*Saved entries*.
________________

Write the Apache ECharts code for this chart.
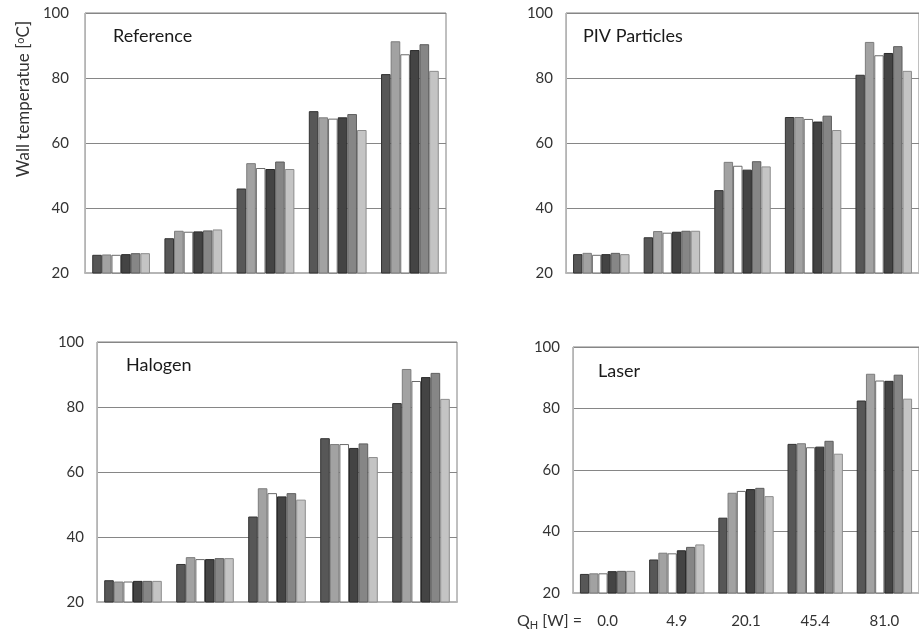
<!DOCTYPE html>
<html>
<head>
<meta charset="utf-8">
<script src="https://cdn.jsdelivr.net/npm/echarts@6/dist/echarts.min.js"></script>
<style>
  html, body { margin: 0; padding: 0; background: #fff; }
  #chart { width: 919px; height: 635px; }
</style>
</head>
<body>
<div id="chart"></div>
<script>
// Heat input levels (shared x categories)
const categories = ['0.0', '4.9', '20.1', '45.4', '81.0'];
const yTicks = [20, 40, 60, 80, 100];
const panelNames = ['Reference', 'PIV Particles', 'Halogen', 'Laser'];

// Wall temperature [°C], one row per bar series (six sensors), one value per heat input
const reference = [
  [25.6, 30.7, 46.0, 69.8, 81.2],
  [25.7, 33.0, 53.8, 67.9, 91.3],
  [25.6, 32.7, 52.3, 67.5, 87.3],
  [25.8, 32.8, 52.0, 67.9, 88.6],
  [26.1, 33.1, 54.3, 68.9, 90.4],
  [26.1, 33.4, 52.0, 64.0, 82.2]
];
const pivParticles = [
  [25.8, 31.0, 45.5, 68.0, 81.0],
  [26.2, 32.9, 54.2, 68.0, 91.1],
  [25.6, 32.4, 53.0, 67.4, 87.0],
  [25.8, 32.7, 51.8, 66.6, 87.7],
  [26.2, 33.0, 54.4, 68.4, 89.8],
  [25.8, 33.0, 52.8, 64.0, 82.2]
];
const halogen = [
  [26.7, 31.7, 46.3, 70.4, 81.2],
  [26.3, 33.8, 55.0, 68.6, 91.7],
  [26.3, 33.2, 53.5, 68.6, 88.0],
  [26.5, 33.2, 52.5, 67.4, 89.2],
  [26.5, 33.5, 53.5, 68.8, 90.5],
  [26.5, 33.5, 51.5, 64.6, 82.5]
];
const laser = [
  [26.2, 30.9, 44.5, 68.5, 82.6],
  [26.4, 33.1, 52.6, 68.7, 91.3],
  [26.4, 32.9, 53.2, 67.4, 89.1],
  [27.1, 33.9, 53.8, 67.6, 89.0],
  [27.2, 35.0, 54.2, 69.5, 91.0],
  [27.2, 35.8, 51.5, 65.3, 83.2]
];
const panels = [reference, pivParticles, halogen, laser];

// Bar fill and edge shades for the six series
const fills = ['#575757', '#a2a2a2', '#ffffff', '#444444', '#868686', '#c4c4c4'];
const edges = ['#333333', '#7c7c7c', '#6a6a6a', '#2a2a2a', '#5e5e5e', '#8c8c8c'];

// Plot rectangles of the four panels
const grids = [
  { left: 85,  top: 13,  width: 361, height: 260 },
  { left: 566, top: 13,  width: 361, height: 260 },
  { left: 97,  top: 342, width: 360, height: 260 },
  { left: 573, top: 347, width: 361, height: 246 }
];
const titlePos = [
  { left: 113, top: 27 },
  { left: 583, top: 27 },
  { left: 126, top: 356 },
  { left: 598, top: 362 }
];

const FONT = 'Lato, "Open Sans", sans-serif';

const option = {
  animation: false,
  backgroundColor: '#ffffff',
  title: panelNames.map((name, i) => ({
    text: name,
    left: titlePos[i].left,
    top: titlePos[i].top,
    padding: 0,
    textStyle: { fontFamily: FONT, fontSize: 18, fontWeight: 'normal', color: '#1a1a1a' }
  })),
  grid: grids.map(g => Object.assign({
    show: true,
    borderColor: '#808080',
    borderWidth: 1,
    containLabel: false
  }, g)),
  xAxis: grids.map((g, i) => ({
    type: 'category',
    gridIndex: i,
    data: categories,
    axisLine: { show: true, lineStyle: { color: '#b5b5b5', width: 2 } },
    axisTick: { show: false },
    axisLabel: {
      show: i === 3,
      margin: 21,
      fontFamily: FONT,
      fontSize: 15,
      color: '#333333'
    },
    splitLine: { show: false }
  })),
  yAxis: grids.map((g, i) => ({
    type: 'value',
    gridIndex: i,
    min: yTicks[0],
    max: yTicks[yTicks.length - 1],
    interval: 20,
    axisLine: { show: true, lineStyle: { color: '#b5b5b5' } },
    axisTick: { show: false },
    axisLabel: {
      margin: i === 0 ? 16 : 13,
      fontFamily: FONT,
      fontSize: 15,
      color: '#333333'
    },
    splitLine: { show: true, lineStyle: { color: '#868686' } }
  })),
  series: [],
  graphic: [
    {
      type: 'text',
      x: 24, y: 99,
      rotation: Math.PI / 2,
      style: {
        text: 'Wall temperatue [{sup|o}C]',
        align: 'center',
        verticalAlign: 'middle',
        fontFamily: FONT,
        fontSize: 17,
        fill: '#333333',
        rich: {
          sup: { fontFamily: FONT, fontSize: 11, verticalAlign: 'top', padding: [0, 0, 7, 0], fill: '#333333' }
        }
      }
    },
    {
      type: 'text',
      x: 517, y: 621,
      style: {
        text: 'Q{sub|H} [W] =',
        verticalAlign: 'middle',
        fontFamily: FONT,
        fontSize: 16,
        fill: '#333333',
        rich: {
          sub: { fontFamily: FONT, fontSize: 11, padding: [8, 0, 0, 0], fill: '#333333' }
        }
      }
    }
  ]
};

panels.forEach((rows, p) => {
  rows.forEach((vals, s) => {
    option.series.push({
      type: 'bar',
      xAxisIndex: p,
      yAxisIndex: p,
      data: vals,
      barGap: '0%',
      barCategoryGap: '20%',
      itemStyle: { color: fills[s], borderColor: edges[s], borderWidth: 1 }
    });
  });
});

const chart = echarts.init(document.getElementById('chart'), null, { renderer: 'canvas' });
chart.setOption(option);
</script>
</body>
</html>
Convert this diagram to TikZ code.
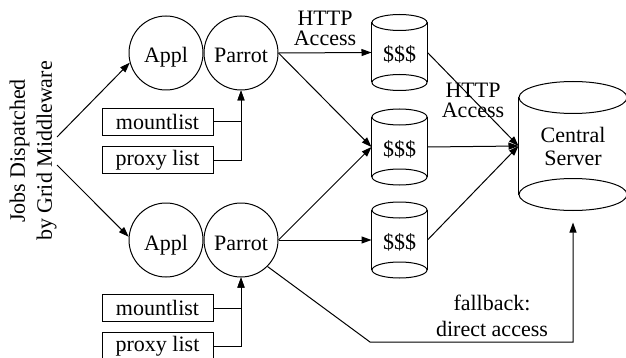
\documentclass[tikz,border=0pt]{standalone}
\usepackage{fontspec}
\setmainfont{Liberation Serif}
\usetikzlibrary{arrows.meta,positioning}

\begin{document}
\begin{tikzpicture}[x=0.5pt,y=-0.5pt,node distance=0pt,line width=0.5pt,
    font=\fontsize{11}{13}\selectfont,
    job/.style={draw,circle,minimum size=37pt,inner sep=0pt,text height=10pt,text depth=0pt},
    lst/.style={draw,rectangle,minimum width=55.5pt,minimum height=13.5pt,inner sep=0pt},
    cache/.style={rectangle,minimum width=27.5pt,minimum height=29.5pt,inner sep=0pt,text height=9pt,text depth=0pt},
    lbl/.style={align=center,font=\fontsize{11}{10}\selectfont},
    arr/.style={-{Triangle[length=5pt,width=3.5pt]}}]
    \useasboundingbox (0,0) rectangle (626,358);
    \node[rotate=90,align=center,inner sep=0pt,font=\fontsize{11}{13.5}\selectfont] (jobs) at (33,151)
      {Jobs Dispatched\\by Grid Middleware};
    % upper job
    \node[job] (a1) at (166,53) {Appl};
    \node[job,right=0pt of a1] (p1) {Parrot};
    \node[lst] (m1) at (157.5,122) {mountlist};
    \node[lst,below=5pt of m1] (x1) {proxy list};
    % lower job
    \node[job] (a2) at (166,240) {Appl};
    \node[job,right=0pt of a2] (p2) {Parrot};
    \node[lst] (m2) at (157.5,308) {mountlist};
    \node[lst,below=5pt of m2] (x2) {proxy list};
    % caches and server
    \node[cache] (c1) at (399.5,52.5) {\$\$\$};
    \node[cache] (c2) at (399.5,147) {\$\$\$};
    \node[cache] (c3) at (399.5,240) {\$\$\$};
    \node[cache,minimum width=54pt,minimum height=48pt,align=center,text height=,text depth=,
      font=\fontsize{11}{11.5}\selectfont] (srv) at (573,146) {Central\\Server};
    % cylinder outlines
    \foreach \c/\rx/\ry in {c1/13.75/4,c2/13.75/4,c3/13.75/4,srv/27/8} {
      \draw (\c.north west) -- (\c.south west);
      \draw (\c.north east) -- (\c.south east);
      \draw (\c.north) ellipse [x radius=\rx pt,y radius=\ry pt];
      \draw (\c.south) ellipse [x radius=\rx pt,y radius=\ry pt];
    }
    \node[lbl] (h1) at (325,28) {HTTP\\Access};
    \node[lbl] (h2) at (473,100) {HTTP\\Access};
    \node[align=center] (fb) at (492,316) {fallback:\\direct access};
    \coordinate (fbc) at (370,342);
    \draw[arr] ([yshift=7pt]jobs.south) -- (a1.195);
    \draw[arr] ([yshift=-7pt]jobs.south) -- (a2.175);
    \draw[arr] (m1.east) -| (p1.south);
    \draw[arr] (x1.east) -| (p1.south);
    \draw[arr] (m2.east) -| (p2.south);
    \draw[arr] (x2.east) -| (p2.south);
    \draw[arr] (p1.east) -- (c1.west);
    \draw[arr] (p1.east) -- (c2.west);
    \draw[arr] (p2.east) -- (c2.west);
    \draw[arr] (p2.east) -- (c3.west);
    \draw[arr] (c1.east) -- (srv.west);
    \draw[arr] (c2.east) -- (srv.west);
    \draw[arr] (c3.east) -- (srv.west);
    \draw[arr,shorten >=14pt] (p2.-45) -- (fbc) -| (srv.south);
\end{tikzpicture}
\end{document}
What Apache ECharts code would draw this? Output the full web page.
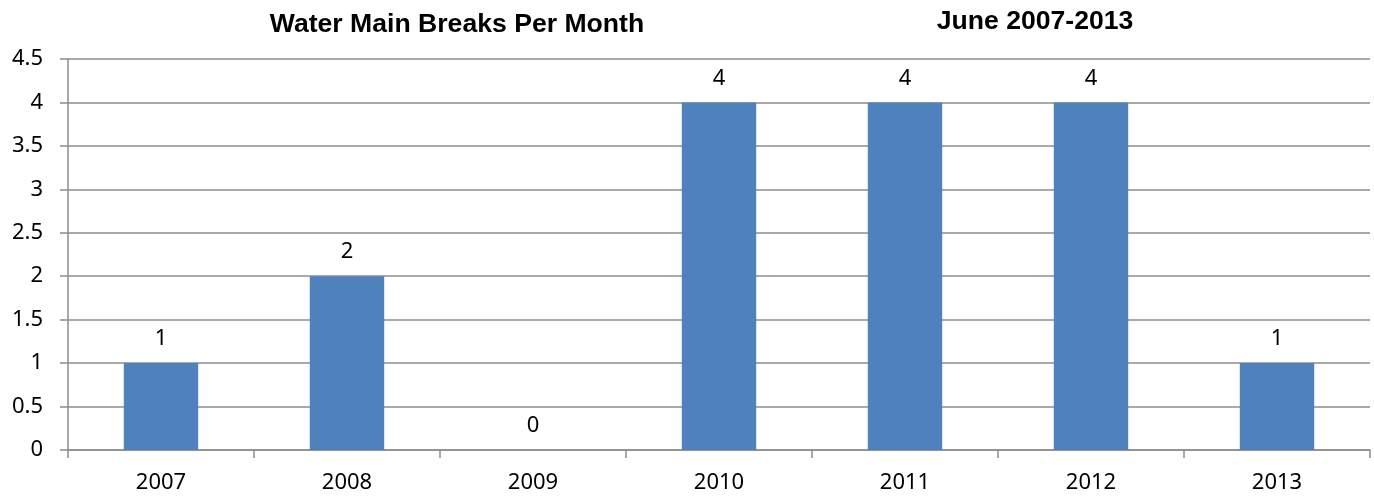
<!DOCTYPE html>
<html>
<head>
<meta charset="utf-8">
<script src="https://cdn.jsdelivr.net/npm/echarts@6/dist/echarts.min.js"></script>
<style>
  html, body { margin: 0; padding: 0; background: #fff; }
  #chart { width: 1374px; height: 497px; }
</style>
</head>
<body>
<div id="chart"></div>
<script>
// Water main breaks recorded each June, 2007-2013
const years = ['2007', '2008', '2009', '2010', '2011', '2012', '2013'];
const breaks = [1, 2, 0, 4, 4, 4, 1];
const yTicks = { min: 0, max: 4.5, step: 0.5 };

const gridColor = '#8c8c8c';
const labelFont = "'Noto Sans', 'Open Sans', sans-serif";
const titleFont = "'Liberation Sans', Arial, sans-serif";

const chart = echarts.init(document.getElementById('chart'), null, { renderer: 'canvas' });
chart.setOption({
  animation: false,
  backgroundColor: '#ffffff',
  title: [
    {
      text: 'Water Main Breaks Per Month',
      left: 452, top: 6, textAlign: 'center',
      textStyle: { fontFamily: titleFont, fontWeight: 'bold', fontSize: 26.6, color: '#000' }
    },
    {
      text: 'June 2007-2013',
      left: 1030, top: 3, textAlign: 'center',
      textStyle: { fontFamily: titleFont, fontWeight: 'bold', fontSize: 26.6, color: '#000' }
    }
  ],
  grid: { left: 68, right: 4, top: 59, bottom: 47, containLabel: false },
  xAxis: {
    type: 'category',
    data: years,
    boundaryGap: true,
    axisLine: { lineStyle: { color: gridColor, width: 1.5 } },
    axisTick: { show: true, length: 8, lineStyle: { color: gridColor, width: 1.5 } },
    axisLabel: { color: '#000', fontFamily: labelFont, fontSize: 22, margin: 22 }
  },
  yAxis: {
    type: 'value',
    min: yTicks.min, max: yTicks.max, interval: yTicks.step,
    axisLine: { show: true, lineStyle: { color: gridColor, width: 1.5 } },
    axisTick: { show: true, length: 8, lineStyle: { color: gridColor, width: 1.5 } },
    splitLine: { show: true, lineStyle: { color: gridColor, width: 1.5 } },
    axisLabel: { color: '#000', fontFamily: labelFont, fontSize: 22, margin: 25 }
  },
  series: [{
    type: 'bar',
    data: breaks,
    barWidth: '40%',
    itemStyle: { color: '#4f81bd' },
    label: {
      show: true, position: 'top', distance: 13,
      color: '#000', fontFamily: labelFont, fontSize: 22
    }
  }]
});
</script>
</body>
</html>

________________

*Goal*. Copy only the part of the records that runs from the first line to the line with "const panelNames = ['Reference', 'PIV", ends included, leaving pictures out.

*Task answer*.
Write the Apache ECharts code for this chart.
<!DOCTYPE html>
<html>
<head>
<meta charset="utf-8">
<script src="https://cdn.jsdelivr.net/npm/echarts@6/dist/echarts.min.js"></script>
<style>
  html, body { margin: 0; padding: 0; background: #fff; }
  #chart { width: 919px; height: 635px; }
</style>
</head>
<body>
<div id="chart"></div>
<script>
// Heat input levels (shared x categories)
const categories = ['0.0', '4.9', '20.1', '45.4', '81.0'];
const yTicks = [20, 40, 60, 80, 100];
const panelNames = ['Reference', 'PIV Particles', 'Halogen', 'Laser'];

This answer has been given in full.